EXCLAMATORY WORDS
390. Interjections express only emotion or feeling. They do not express ideas. However, we have a number of words which are used somewhat as interjections are used, which we may class as exclamatory words, but they express more than interjections, for they express ideas as well as emotions; but, like interjections, they are used independently and have no part in the construction of the sentence.
391. Many ordinary words and phrases are used in this way as exclamations. When they are so used they have no place in the construction of the sentence; that is, they do not depend upon the sentence in which they are used, in any way. A noun used in this way is not used as the subject or the object, but simply as an exclamation.
For example; the noun nonsense may be used as an interjection, as in the sentence; Nonsense! I do not believe a word of it. In this sentence, nonsense is a noun used as an interjection and plays no part in the sentence, either as subject or object, but is an independent construction. There are a number of words used in this way:
1. Nouns and pronouns, as fire, mercy, shame, nonsense, the idea, what.

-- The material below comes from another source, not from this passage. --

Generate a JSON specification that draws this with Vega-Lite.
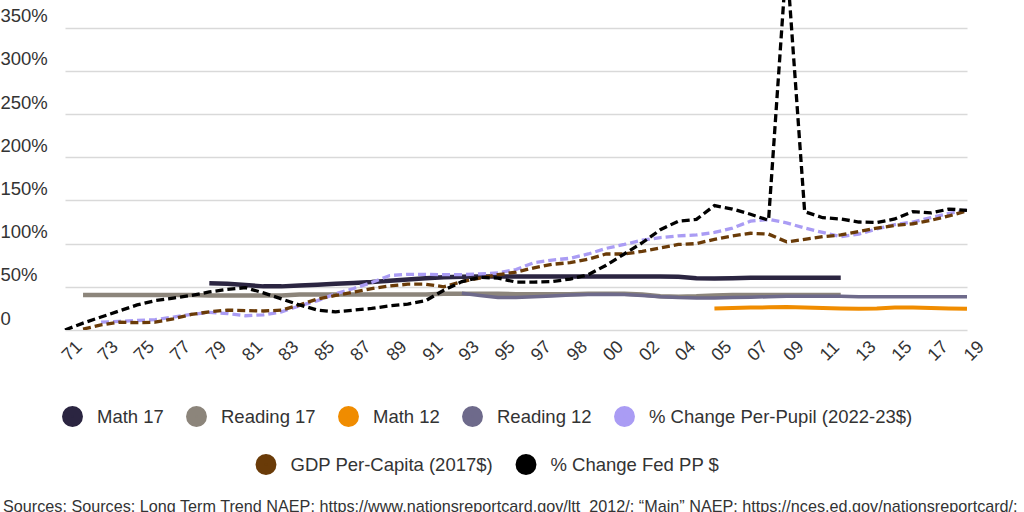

2. Verbs like, help, look, see, listen, hark, behold, begone.
3. Adjectives like, good, well, brave, welcome, strange.
4. Adverbs like, out, indeed, how, why, back, forward.
5. Prepositions like, on, up, down.
6. Phrases like, Oh dear, dear me, good bye.
Words and phrases such as these, used as exclamations, are not true interjections, for they express a little more than feeling. They express an idea which, in our haste, we do not completely express. The other words necessary to the expression of the idea are omitted because of the stress of emotion. For example:
- Silence! I will hear no more.
In this sentence it is understood that we mean, Let us have silence, I will hear no more. But in the stress of our emotion, we have omitted the words, Let us have.
If we say, Good! that will do splendidly, you know that we mean, That is good, we have simply omitted That is, which is necessary to complete the sentence. Sometimes when we are greatly excited we abandon our sentence construction altogether and use only the most important words. For example:
- A sail! a sail!
This is not a sentence, for it does not contain a verb, yet we know that what was meant was, I see a sail, I see a sail.
Exercise 3
Write sentences using the words given in the foregoing list as exclamatory words, and add as many more to the list as you can think of.